La Terraformation 2019

Benjamin Bratton est une des étoiles montantes de la pensée anglo-saxonne. Né à Los Angeles en 1968, Bratton est à la fois professeur aux universités de San Diego et de NYU Shanghai et à la European Graduate School de Saas-Fee en Suisse, mais il dirige aussi, depuis 2017, les programmes du Strelka Institute -un centre d’art moscovite spécialisé dans l’architecture, le design et les nouveaux médias- où il succéda à nul autre que Rem Koolhaas. Son maître-livre, The Stack, un pavé sorti en 2015 où il proposait une théorie complète de la structure numérique enveloppant désormais la Terre, est cité partout -mais seul un petit bout en a été traduit en français, aux presses universitaires de Grenoble. Tout ça pour dire que Bratton n’est pas n’importe qui.

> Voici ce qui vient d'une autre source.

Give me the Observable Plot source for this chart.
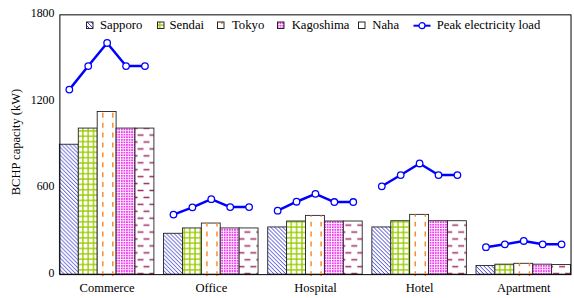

Et quand quelqu’un de son calibre décide de publier un petit pamphlet titré La Terraformation 2019 sans aussitôt préciser que la terraformation, c’est beurk, c’est qu’il a de très bonnes raisons de donner un coup de pied dans la fourmilière. De fait, Bratton ne mâche pas ses mots. Face à l’urgence écologique et politique qui constitue désormais notre condition partagée, le monde intellectuel aussi bien que militant semble s’être égaré dans une voie absurde, mêlant appels éthiques à une meilleure cohabitation avec le vivant et plans de survie post-apocalyptiques dignes de La Guerre des boutons. Nulle part, dit Bratton, ne voit-on le début d’une prise en compte de ce qui fait le monde aujourd’hui: les processus de terraformation passés -infrastructures, machineries, industries, logistique sans laquelle notre vie serait tout simplement impossible. Pour sortir du marécage absurde dans lequel nous nous enfonçons, c’est à l’échelle de la terraformation qu’il faut penser la révolution à venir -à peine que ce soient les industriels et les capitalistes, qui, eux, n’ont pas les scrupules vertueux des gentils écologistes, qui raflent la mise. Sommes-nous prêts à imaginer une terraformation alternative? Bratton, lui, l’est. Essentiel.

La Terraformation 2019

De Benjamin H. Bratton, éditions Les Presses du Réel, traduit de l’anglais par Yves Citton et Aurélien Blanchard, 152 pages.